Sharp for two periods, Russian goaltender Evgeni Nabokov of the San Jose Sharks faltered twice during a third period at either end that had to have Team Russia GM and international goaltending legend shaking his head in disgust. Within the dizzying first 3:35 of the third period that had begun with Russia holding a 4-0 lead, five goals were scored.

The first and fifth were off Latvian sticks. The second, third and fourth were goals by Ovechkin, Zaripov and Kovalchuk that broke the game open.

Ovechkin, the NHL goal-scoring champion the last two seasons, picked right up where he had left off in his last Olympics. Having scored a team-leading five goals in Torino in 2006, Ovechkin beat overmatched Latvian goaltender Edgars Masalskis on a pin-point one-timer late in the first period and rising wrist shot off the rush in the third.

So much for concern about whether there would be enough pucks to go around for all of the Russian forwards who love to carry and shoot it.

"They're great players and we have great chemistry," said center Pavel Datsyuk of Detroit, who played pivot for Ovechkin and Alexander Semin. "I think it's going to be lots of fun – lots of fun for us and for you, too."

The show began early, but not with the big-name stars playing leading roles.

Rather, it was the venerable elder statesman of Team Russia who performed the early magic that ensured that the Big Red Machine would not sputter out of this Olympic gate.

On his first shift of the game, just 2:38 from the opening face-off, Fedorov took a feed in the left corner and unleashed his 22 years of professional experience upon helpless Latvian defenseman Guntis Galvins. Drawing the blueliner to him almost as if he were administering hypnosis, Fedorov then saucered a perfect pass across the goal mouth that landed gently in the sweet spot of linemate Danis Zaripov, who tucked it into the gaping net for an instant Russian lead.

A little more than five minutes later, Fedorov was at it again. This time, dashing through the Latvian defense to take a feed from Dmitri Kalinin, Fedorov snapped a shot on goal that produced a juicy rebound that a kneeling Alexander Radulov nudged home to make it 2-0.

Fedorov later in the period absolutely buried Latvian defenseman Rodrigo Lavins with a crushing body check. Not bad for a guy who was thought by most North Americans to have entered retirement.
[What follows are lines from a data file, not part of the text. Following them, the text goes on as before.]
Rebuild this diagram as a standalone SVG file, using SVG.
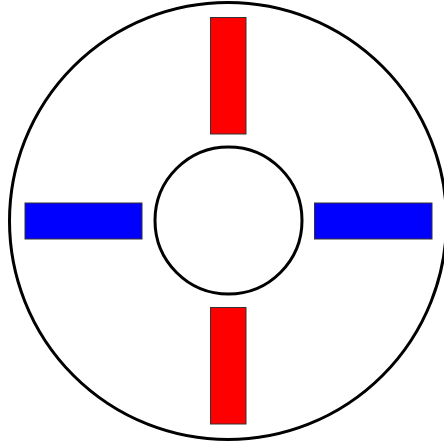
<svg xmlns="http://www.w3.org/2000/svg" width="444" height="445" viewBox="0 0 444 445">
<style>
.ring{fill:none;stroke:#000;stroke-width:3}
.red{fill:#ff0000;stroke:#333;stroke-width:1}
.blue{fill:#0000ff;stroke:#333;stroke-width:1}
</style>
<rect width="444" height="445" fill="#fff"/>
<g id="outer"><circle class="ring" cx="228" cy="221" r="218.5"/></g>
<g id="inner"><circle class="ring" cx="228.5" cy="220.5" r="73.5"/></g>
<g id="top"><rect class="red" x="210.5" y="17.5" width="35.5" height="116.5"/></g>
<g id="bottom"><rect class="red" x="210.5" y="307.5" width="35.5" height="116.5"/></g>
<g id="left"><rect class="blue" x="25" y="203" width="117" height="36"/></g>
<g id="right"><rect class="blue" x="314.5" y="203" width="117.5" height="36"/></g>
<g id="connectors"></g>
</svg>
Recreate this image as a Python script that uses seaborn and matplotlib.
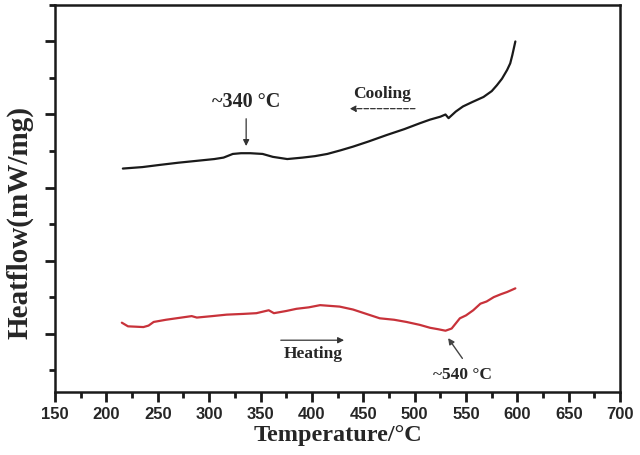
"""
DSC heat flow curves (cooling / heating) vs temperature
"""

import numpy as np
import pandas as pd
import matplotlib
matplotlib.use('Agg')
import matplotlib.pyplot as plt
from matplotlib.ticker import MultipleLocator
import seaborn as sns

# Cooling curve (black), arbitrary heat-flow units
cool_temp = [216, 235, 252, 270, 291, 305, 314, 323, 331, 340, 352, 362, 376, 391, 403, 415,
             428, 440, 455, 473, 490, 505, 515, 525, 530, 533, 540, 547, 556, 567, 575,
             580, 585, 590, 593, 595, 598]
cool_flow = [3.26, 3.28, 3.31, 3.34, 3.37, 3.39, 3.41, 3.46, 3.47, 3.47, 3.46, 3.42, 3.39, 3.41, 3.43, 3.46,
             3.51, 3.56, 3.63, 3.72, 3.80, 3.88, 3.93, 3.97, 4.00, 3.95, 4.04, 4.11, 4.17, 4.24, 4.32,
             4.40, 4.49, 4.61, 4.70, 4.81, 5.00]

# Heating curve (red)
heat_temp = [215, 221, 236, 241, 246, 258, 268, 283, 288, 303, 317, 333, 346, 358, 363, 375, 385,
             397, 408, 427, 440, 453, 466, 480, 492, 505, 515, 523, 530, 536, 544, 550, 557, 564,
             570, 577, 584, 590, 598]
heat_flow = [1.15, 1.10, 1.09, 1.11, 1.16, 1.19, 1.21, 1.24, 1.22, 1.24, 1.26, 1.27, 1.28, 1.32, 1.28, 1.31, 1.34,
             1.36, 1.39, 1.37, 1.33, 1.27, 1.21, 1.19, 1.16, 1.12, 1.08, 1.06, 1.04, 1.07, 1.21, 1.25, 1.32, 1.41,
             1.44, 1.50, 1.54, 1.57, 1.62]

x_ticks = [150, 200, 250, 300, 350, 400, 450, 500, 550, 600, 650, 700]

sns.set_style('ticks')
plt.rcParams['font.family'] = ['Liberation Serif', 'DejaVu Serif']

cool_df = pd.DataFrame({'Temperature': cool_temp, 'Heatflow': cool_flow})
heat_df = pd.DataFrame({'Temperature': heat_temp, 'Heatflow': heat_flow})

fig = plt.figure(figsize=(6.4, 4.56), dpi=100)
ax = fig.add_axes([0.086, 0.138, 0.883, 0.849])

sns.lineplot(data=cool_df, x='Temperature', y='Heatflow', ax=ax, color='#1a1a1a',
             linewidth=1.6, estimator=None)
sns.lineplot(data=heat_df, x='Temperature', y='Heatflow', ax=ax, color='#c8323a',
             linewidth=1.6, estimator=None)

ax.set_xlim(150, 700)
ax.set_ylim(0.2, 5.5)
ax.set_xticks(x_ticks)
ax.set_xticklabels([str(t) for t in x_ticks], family='Liberation Sans',
                   fontweight='bold', fontsize=12)
ax.xaxis.set_minor_locator(MultipleLocator(25))
ax.yaxis.set_major_locator(MultipleLocator(1))
ax.yaxis.set_minor_locator(MultipleLocator(0.5))
ax.set_yticklabels([])
ax.tick_params(axis='both', which='major', direction='out', length=7, width=2, color='#1a1a1a')
ax.tick_params(axis='both', which='minor', direction='out', length=4, width=2, color='#1a1a1a')
ax.tick_params(axis='x', pad=3)

for side in ['left', 'right', 'top', 'bottom']:
    ax.spines[side].set_visible(True)
    ax.spines[side].set_linewidth(1.8)
    ax.spines[side].set_color('#1a1a1a')

ax.set_xlabel('Temperature/°C', fontsize=17.5, fontweight='bold', labelpad=2)
ax.set_ylabel('Heatflow(mW/mg)', fontsize=21, fontweight='bold')
ax.yaxis.set_label_coords(-0.038, 0.44)

# Annotations
ax.text(336, 4.18, '~340 °C', ha='center', va='center', fontsize=14.5, fontweight='bold')
ax.annotate('', xy=(336, 3.53), xytext=(336, 3.98),
            arrowprops=dict(arrowstyle='-|>', color='#333333', lw=0.9, mutation_scale=9))

ax.text(468, 4.29, 'Cooling', ha='center', va='center', fontsize=12.5, fontweight='bold')
ax.annotate('', xy=(434, 4.08), xytext=(503, 4.08),
            arrowprops=dict(arrowstyle='-|>', color='#333333', lw=0.9, ls='--', mutation_scale=9))

ax.text(401, 0.73, 'Heating', ha='center', va='center', fontsize=12.5, fontweight='bold')
ax.annotate('', xy=(434, 0.91), xytext=(367, 0.91),
            arrowprops=dict(arrowstyle='-|>', color='#333333', lw=0.9, mutation_scale=9))

ax.text(547, 0.45, '~540 °C', ha='center', va='center', fontsize=12.5, fontweight='bold')
ax.annotate('', xy=(531, 0.97), xytext=(548, 0.63),
            arrowprops=dict(arrowstyle='-|>', color='#444444', lw=1.0, mutation_scale=9))

plt.savefig('out.png', dpi=100)
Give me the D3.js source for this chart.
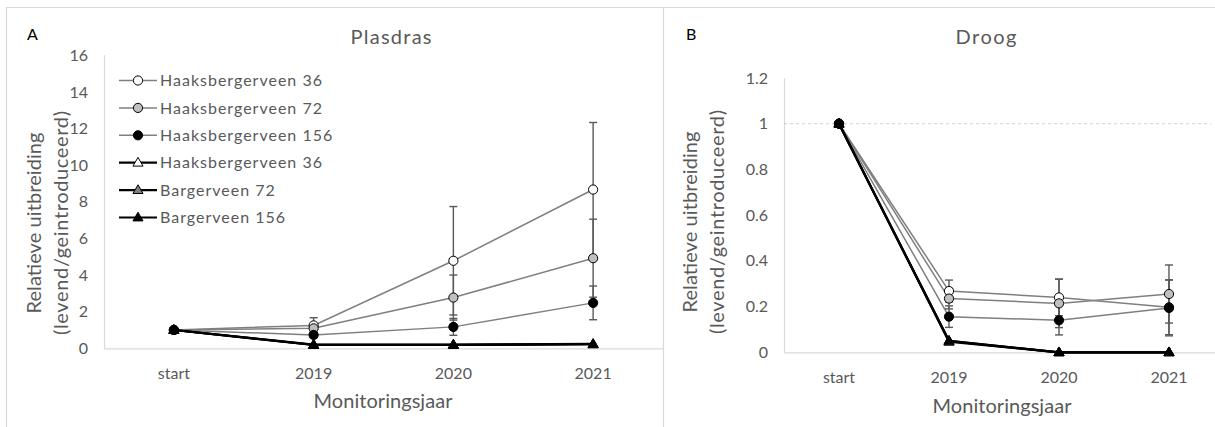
<!DOCTYPE html>
<html>
<head>
<meta charset="utf-8">
<script src="https://cdn.jsdelivr.net/npm/d3@7"></script>
<style>
  html, body { margin: 0; padding: 0; background: #fff; }
  svg { display: block; font-family: "Lato", "Open Sans", sans-serif; }
</style>
</head>
<body>
<svg id="chart" width="1215" height="427"></svg>
<script>
// ---- data ----
const categories = ["start", "2019", "2020", "2021"];
const seriesNames = ["Haaksbergerveen 36", "Haaksbergerveen 72", "Haaksbergerveen 156",
                     "Haaksbergerveen 36", "Bargerveen 72", "Bargerveen 156"];
const seriesShapes = ["circle", "circle", "circle", "triangle", "triangle", "triangle"];
const seriesFills = ["#ffffff", "#bfbfbf", "#000000", "#ffffff", "#7f7f7f", "#000000"];

// Plasdras: mean relative extent and error per year
const plasdrasValues = [
  [1, 1.25, 4.78, 8.67],
  [1, 1.09, 2.77, 4.92],
  [1, 0.73, 1.17, 2.48],
  [1, 0.20, 0.20, 0.24],
  [1, 0.19, 0.19, 0.22],
  [1, 0.18, 0.18, 0.22]
];
const plasdrasErrors = [
  [0, 0.42, 2.96, 3.66],
  [0, 0.25, 1.23, 2.13],
  [0, 0.15, 0.46, 0.92],
  [0, 0, 0, 0],
  [0, 0, 0, 0],
  [0, 0, 0, 0]
];
const plasdrasTicks = [0, 2, 4, 6, 8, 10, 12, 14, 16];
const plasdrasTickLabels = ["0", "2", "4", "6", "8", "10", "12", "14", "16"];

// Droog: mean relative extent and error per year
const droogValues = [
  [1, 0.268, 0.240, 0.197],
  [1, 0.235, 0.214, 0.255],
  [1, 0.156, 0.140, 0.194],
  [1, 0.050, 0, 0],
  [1, 0.046, 0, 0],
  [1, 0.050, 0, 0]
];
const droogErrors = [
  [0, 0.048, 0.080, 0.120],
  [0, 0.045, 0.106, 0.127],
  [0, 0.047, 0.064, 0.122],
  [0, 0, 0, 0],
  [0, 0, 0, 0],
  [0, 0, 0, 0]
];
const droogTicks = [0, 0.2, 0.4, 0.6, 0.8, 1, 1.2];
const droogTickLabels = ["0", "0.2", "0.4", "0.6", "0.8", "1", "1.2"];

// ---- drawing ----
const svg = d3.select("#chart");
const textGrey = "#595959";
const axisGrey = "#d9d9d9";

// panel frames
svg.append("path")
  .attr("d", "M6.5,428 V7.5 H1216 M663.5,7.5 V428")
  .attr("fill", "none").attr("stroke", "#d9d9d9").attr("stroke-width", 1.2);

function marker(g, shape, fill, x, y) {
  if (shape === "circle") {
    g.append("circle").attr("cx", x).attr("cy", y).attr("r", 4.6)
      .attr("fill", fill).attr("stroke", "#000").attr("stroke-width", 1);
  } else {
    g.append("path")
      .attr("d", d3.symbol(d3.symbolTriangle, 44)())
      .attr("transform", `translate(${x},${y + 0.5})`)
      .attr("fill", fill).attr("stroke", "#000").attr("stroke-width", 1);
  }
}

// text stretched to a fixed run length
function fitted(g, str, x, y, size, len, rotate) {
  return g.append("text")
    .attr("transform", rotate ? `translate(${x},${y}) rotate(-90)` : `translate(${x},${y})`)
    .attr("text-anchor", "middle").attr("dy", "0.35em")
    .attr("fill", textGrey).attr("font-size", size)
    .attr("textLength", len).attr("lengthAdjust", "spacing")
    .text(str);
}

function drawPanel(opt) {
  const g = svg.append("g");
  const x = d3.scalePoint().domain(categories).range([opt.left, opt.right]).padding(0.5);
  const y = d3.scaleLinear().domain(opt.domain).range([opt.bottom, opt.top]);

  // axes lines
  g.append("line").attr("x1", opt.left + 0.5).attr("x2", opt.left + 0.5)
    .attr("y1", opt.top).attr("y2", opt.bottom).attr("stroke", axisGrey).attr("stroke-width", 1.2);
  g.append("line").attr("x1", opt.left).attr("x2", opt.axisEnd)
    .attr("y1", opt.bottom + 0.5).attr("y2", opt.bottom + 0.5).attr("stroke", axisGrey).attr("stroke-width", 1.2);

  // reference line
  if (opt.refLine !== undefined) {
    g.append("line").attr("x1", opt.left).attr("x2", opt.axisEnd - 4)
      .attr("y1", y(opt.refLine)).attr("y2", y(opt.refLine))
      .attr("stroke", "#d0d0d0").attr("stroke-width", 1).attr("stroke-dasharray", "3,3");
  }

  // y tick labels
  g.selectAll(".ytick").data(opt.ticks).enter().append("text")
    .attr("x", opt.left - 16).attr("y", d => y(d)).attr("dy", "0.35em")
    .attr("text-anchor", "end").attr("fill", textGrey).attr("font-size", 16)
    .text((d, i) => opt.tickLabels[i]);

  // x tick labels
  g.selectAll(".xtick").data(categories).enter().append("text")
    .attr("x", d => x(d)).attr("y", opt.bottom + 25).attr("dy", "0.35em")
    .attr("text-anchor", "middle").attr("fill", textGrey).attr("font-size", 16)
    .text(d => d);

  // titles
  fitted(g, opt.title, opt.titleX, 37, 20, opt.titleLen, false);
  g.append("text").attr("x", opt.letterX).attr("y", 34).attr("dy", "0.35em")
    .attr("fill", "#000").attr("font-size", 16).text(opt.letter);
  fitted(g, "Monitoringsjaar", opt.xTitleX, opt.xTitleY, 20, 139, false);
  fitted(g, "Relatieve uitbreiding", opt.yTitleX, opt.yTitleY, 20, 181, true);
  fitted(g, "(levend/geintroduceerd)", opt.yTitleX + 27, opt.yTitleY, 20, 224, true);

  const line = d3.line().x((d, i) => x(categories[i])).y(d => y(d));

  // series lines
  opt.values.forEach((vals, s) => {
    const tri = seriesShapes[s] === "triangle";
    g.append("path").attr("d", line(vals)).attr("fill", "none")
      .attr("stroke", tri ? "#000" : "#7f7f7f").attr("stroke-width", tri ? 2.2 : 1.5);
  });

  // error bars
  opt.values.forEach((vals, s) => {
    vals.forEach((v, i) => {
      const e = opt.errors[s][i];
      if (!e) return;
      const cx = x(categories[i]);
      const eg = g.append("g").attr("stroke", "#595959").attr("stroke-width", 1.4);
      eg.append("line").attr("x1", cx).attr("x2", cx).attr("y1", y(v + e)).attr("y2", y(v - e));
      [v + e, v - e].forEach(c => {
        eg.append("line").attr("x1", cx - 4).attr("x2", cx + 4).attr("y1", y(c)).attr("y2", y(c));
      });
    });
  });

  // markers: triangles below, circles on top
  const order = [3, 4, 5, 0, 1, 2];
  order.forEach(s => {
    opt.values[s].forEach((v, i) => marker(g, seriesShapes[s], seriesFills[s], x(categories[i]), y(v)));
  });
  return g;
}

drawPanel({
  left: 104, right: 663, axisEnd: 663, top: 55.3, bottom: 348.3,
  domain: [0, 16], ticks: plasdrasTicks, tickLabels: plasdrasTickLabels,
  values: plasdrasValues, errors: plasdrasErrors,
  title: "Plasdras", titleX: 391, titleLen: 81, letter: "A", letterX: 27,
  xTitleX: 383, xTitleY: 401, yTitleX: 34, yTitleY: 223
});

drawPanel({
  left: 784, right: 1224, axisEnd: 1215, top: 78, bottom: 352.3,
  domain: [0, 1.2], ticks: droogTicks, tickLabels: droogTickLabels,
  values: droogValues, errors: droogErrors, refLine: 1,
  title: "Droog", titleX: 986, titleLen: 61, letter: "B", letterX: 686,
  xTitleX: 1002, xTitleY: 406, yTitleX: 690, yTitleY: 222
});

// legend (Plasdras panel)
const legend = svg.append("g");
seriesNames.forEach((name, s) => {
  const ly = 80.5 + s * 27.4;
  const tri = seriesShapes[s] === "triangle";
  legend.append("line").attr("x1", 119).attr("x2", 157).attr("y1", ly).attr("y2", ly)
    .attr("stroke", tri ? "#000" : "#7f7f7f").attr("stroke-width", tri ? 2.2 : 1.5);
  marker(legend, seriesShapes[s], seriesFills[s], 138, ly);
  legend.append("text").attr("x", 160).attr("y", ly).attr("dy", "0.35em")
    .attr("fill", textGrey).attr("font-size", 16).attr("letter-spacing", 1)
    .text(name);
});
</script>
</body>
</html>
When Latvia finally got its legs going to produce a couple of fine scoring chances, it appeared as if the former Soviet Republic's team might make a game of it – if not pull off the same kind of tournament-rattling performance that ended in a 3-3 tie with Team USA in their opening game in Torino in 2006. But Evgeni Nabokov of the San Jose Sharks, Russian coach Vyacheslav Bykov's choice to get the opening game nod -- with Phoenix Coyotes goalie Ilya Bryzgalov going in Thursday night's game against Slovakia – was quite sharp.

And then Washington Capitals teammates Semin and Ovechkin combined for the kind of play that both exemplified Russia's electrifying quick-strike ability and completely sapped whatever energy Latvia had for a comeback try.

Coming out from behind the Latvian net, Semin lifted Galvins' stick and stripped the puck from the Latvian defenseman in one swift maneuver. Semin then whistled a pass out of the left corner to Ovechkin, who had found a soft spot between the circles. Ovechkin's one-time shot off Semin's pass beat Latvian goaltender Edgars Masalskis just inside the left post with 35 seconds remaining in the first period.

Just like that, it was 3-0 and goal differential – a tiebreaking criterion in this tournament -- rather than wins and losses appeared to be the only thing left to be decided over the final 40 minutes.

To their credit, the Latvians did not cave. Rather, they came out with renewed resolve in a second period that began with Nabokov having to stack his pads to deny Martins Cipulis on a sharp one-timer and then flash some leather to snatch an Armands Berzins shot that was headed for twine.

However, with Nabokov making his case to be the go-to goaltender before Bykov and Team Russia general manager and international goaltending legend Vladislav Tretiak, the Latvians could not break through. That left the finishing touch on the second period to a couple of Russian stars who had not yet shined.

Ilya Kovalchuk of the New Jersey Devils got things by walloping a slap shot from the left circle. It struck linemate Maxim Afinogenov in front and plopped down for Malkin to backhand it home with 1:42 left in the period.